Bambang mengatakan realisasi pendapatan ini sedikit lebih rendah dari periode yang sama tahun lalu, namun angka penerimaan pajak serta bea dan cukai ini diproyeksikan akan meningkat mulai Maret 2016.

"Ada sedikit penurunan, tapi Maret ini pajak dan bea cukai akan mulai cover, karena ada kewajiban penyerahan SPT (Surat Pemberitahuan) di Maret, serta pola pembelian pita cukai baru untuk rokok," katanya.

Sementara, realisasi belanja negara telah mencapai Rp164,9 triliun yang terdiri dari belanja kementerian/lembaga Rp27,8 triliun, belanja nonkementerian/lembaga Rp37 triliun serta transfer ke daerah Rp100 triliun.

Bambang menjelaskan realisasi ini relatif tinggi sebab kebanyakan kementerian/lembaga telah memulai belanja pada Januari 2016 karena proses lelang yang lebih cepat, tidak lagi pada pertengahan tahun seperti sebelumnya.
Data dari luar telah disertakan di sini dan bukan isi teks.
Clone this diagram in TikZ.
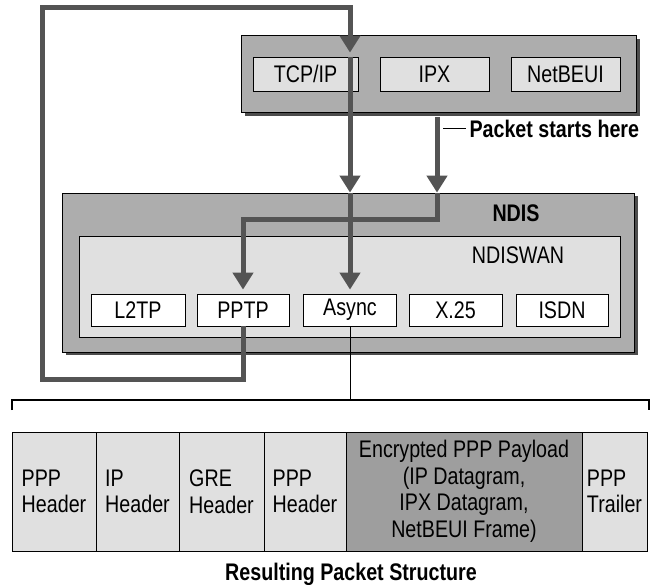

Ia mengharapkan penyerapan belanja yang efektif ini terutama belanja modal, bisa terwujud sepanjang tahun 2016, agar program pembangunan yang direncanakan oleh pemerintah bisa berjalan dengan lebih cepat dan berkesinambungan.

"Tahun lalu serapan Kementerian PU Pera bisa mencapai 92 persen dari Rp109 triliun, padahal karena ada perubahan nomenklatur, praktis (penyerapan) baru mulai pada Mei. Semoga (tingginya realisasi) ini berulang di 2016," ujar Bambang.

Dengan realisasi penerimaan dan belanja negara yang tercatat hingga 5 Februari 2016, maka defisit anggaran telah mencapai Rp70 triliun atau sekitar 0,55 persen terhadap PDB.

Pengajuan RAPBN-P

Terkait anggaran, Bambang mengatakan pemerintah segera mengajukan RAPBN-P 2016 untuk dibahas bersama DPR karena diperkirakan ada perubahan postur penerimaan pajak serta potensi tambahan belanja.

Pengajuan postur anggaran yang baru ini sangat bergantung dari tambahan penerimaan pajak dari pemberlakuan pengampunan pajak, yang diharapkan mulai berjalan efektif sejak pertengahan tahun 2016.

Bambang tidak menyebutkan kapan waktu untuk mengajukan RAPBN-P ini, namun bisa dipastikan pembahasan postur anggaran yang baru, menunggu selesainya pembahasan UU Pengampunan Pajak.

"Pengesahan UU Tax Amnesty menjadi titik kunci dalam penentuan waktu. Bulan Mei ada pembicaraan pendahuluan untuk APBN 2017, mungkin waktu yang baik untuk membicarakan ini setelah pembicaraan pendahuluan APBN 2017," katanya.